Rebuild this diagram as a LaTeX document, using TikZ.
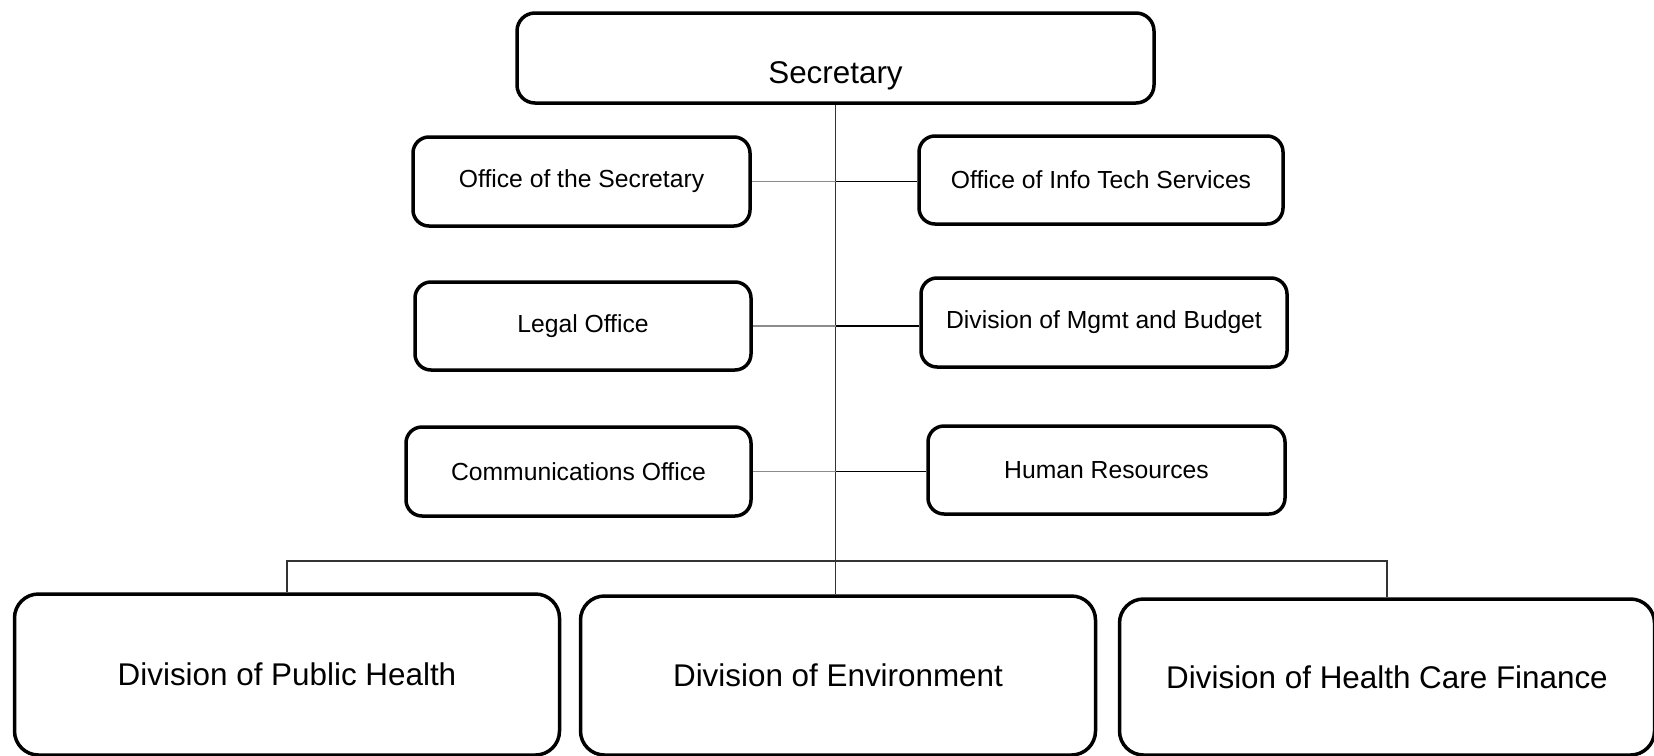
\documentclass[tikz,border=0pt]{standalone}
\usepackage{fontspec}
\setmainfont{Liberation Sans}
\begin{document}
\begin{tikzpicture}[x=1pt,y=-1pt,
  box/.style={draw=black, line width=3.5pt, rounded corners=16pt, fill=white,
    inner sep=2pt, font=\fontsize{24.7}{28}\selectfont},
  bigbox/.style={box, rounded corners=24pt, font=\fontsize{31.4}{36}\selectfont},
  conn/.style={line width=1.4pt, draw=black!80},
  connL/.style={line width=1.6pt, draw=black!45},
  connR/.style={line width=1.6pt, draw=black}]
\useasboundingbox (0,0) rectangle (1654,755);
\fill[white] (0,0) rectangle (1654,755);
% top
\node[box, rounded corners=18pt, font=\fontsize{31.4}{36}\selectfont, text height=55pt, text depth=5pt,
  minimum width=637pt, minimum height=90pt] (sec) at (835.5,58) {Secretary};
% middle left
\node[box, minimum width=337pt, minimum height=89pt] (osec) at (581.5,181.5) {Office of the Secretary};
\node[box, minimum width=336pt, minimum height=88pt] (legal) at (583,326) {Legal Office};
\node[box, minimum width=345pt, minimum height=89pt] (comm) at (578.5,471.5) {Communications Office};
% middle right
\node[box, minimum width=364pt, minimum height=88pt] (oit) at (1101,180) {Office of Info Tech Services};
\node[box, minimum width=366pt, minimum height=89pt] (mgmt) at (1104,322.5) {Division of Mgmt and Budget};
\node[box, minimum width=357pt, minimum height=88pt] (hr) at (1106.5,470) {Human Resources};
% bottom
\node[bigbox, minimum width=545pt, minimum height=161pt] (ph) at (287,674.5) {Division of Public Health};
\node[bigbox, minimum width=515pt, minimum height=159pt] (env) at (838,675.5) {Division of Environment};
\node[bigbox, minimum width=535pt, minimum height=156pt] (hcf) at (1387,677) {Division of Health Care Finance};
% connectors
\coordinate (bus) at (836,561);
\draw[conn] (sec.south) -- (sec.south |- bus) -- (sec.south |- env.north);
\draw[conn] (ph.north) -- (ph.north |- bus) -- (hcf.north |- bus) -- (hcf.north);
\draw[connL] (osec.east) -- (osec.east -| sec.south);
\draw[connR] (osec.east -| sec.south) -- (oit.west |- osec.east);
\draw[connL] (legal.east) -- (legal.east -| sec.south);
\draw[connR] (legal.east -| sec.south) -- (mgmt.west |- legal.east);
\draw[connL] (comm.east) -- (comm.east -| sec.south);
\draw[connR] (comm.east -| sec.south) -- (hr.west |- comm.east);
\end{tikzpicture}
\end{document}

INSTRUCTION: Reproduce the full material exactly, excluding the pictures.

IN RESPONSE:
Rebuild this diagram as a LaTeX document, using TikZ.
\documentclass[tikz,border=0pt]{standalone}
\usepackage{fontspec}
\setmainfont{Liberation Sans}
\begin{document}
\begin{tikzpicture}[x=1pt,y=-1pt,
  box/.style={draw=black, line width=3.5pt, rounded corners=16pt, fill=white,
    inner sep=2pt, font=\fontsize{24.7}{28}\selectfont},
  bigbox/.style={box, rounded corners=24pt, font=\fontsize{31.4}{36}\selectfont},
  conn/.style={line width=1.4pt, draw=black!80},
  connL/.style={line width=1.6pt, draw=black!45},
  connR/.style={line width=1.6pt, draw=black}]
\useasboundingbox (0,0) rectangle (1654,755);
\fill[white] (0,0) rectangle (1654,755);
% top
\node[box, rounded corners=18pt, font=\fontsize{31.4}{36}\selectfont, text height=55pt, text depth=5pt,
  minimum width=637pt, minimum height=90pt] (sec) at (835.5,58) {Secretary};
% middle left
\node[box, minimum width=337pt, minimum height=89pt] (osec) at (581.5,181.5) {Office of the Secretary};
\node[box, minimum width=336pt, minimum height=88pt] (legal) at (583,326) {Legal Office};
\node[box, minimum width=345pt, minimum height=89pt] (comm) at (578.5,471.5) {Communications Office};
% middle right
\node[box, minimum width=364pt, minimum height=88pt] (oit) at (1101,180) {Office of Info Tech Services};
\node[box, minimum width=366pt, minimum height=89pt] (mgmt) at (1104,322.5) {Division of Mgmt and Budget};
\node[box, minimum width=357pt, minimum height=88pt] (hr) at (1106.5,470) {Human Resources};
% bottom
\node[bigbox, minimum width=545pt, minimum height=161pt] (ph) at (287,674.5) {Division of Public Health};
\node[bigbox, minimum width=515pt, minimum height=159pt] (env) at (838,675.5) {Division of Environment};
\node[bigbox, minimum width=535pt, minimum height=156pt] (hcf) at (1387,677) {Division of Health Care Finance};
% connectors
\coordinate (bus) at (836,561);
\draw[conn] (sec.south) -- (sec.south |- bus) -- (sec.south |- env.north);
\draw[conn] (ph.north) -- (ph.north |- bus) -- (hcf.north |- bus) -- (hcf.north);
\draw[connL] (osec.east) -- (osec.east -| sec.south);
\draw[connR] (osec.east -| sec.south) -- (oit.west |- osec.east);
\draw[connL] (legal.east) -- (legal.east -| sec.south);
\draw[connR] (legal.east -| sec.south) -- (mgmt.west |- legal.east);
\draw[connL] (comm.east) -- (comm.east -| sec.south);
\draw[connR] (comm.east -| sec.south) -- (hr.west |- comm.east);
\end{tikzpicture}
\end{document}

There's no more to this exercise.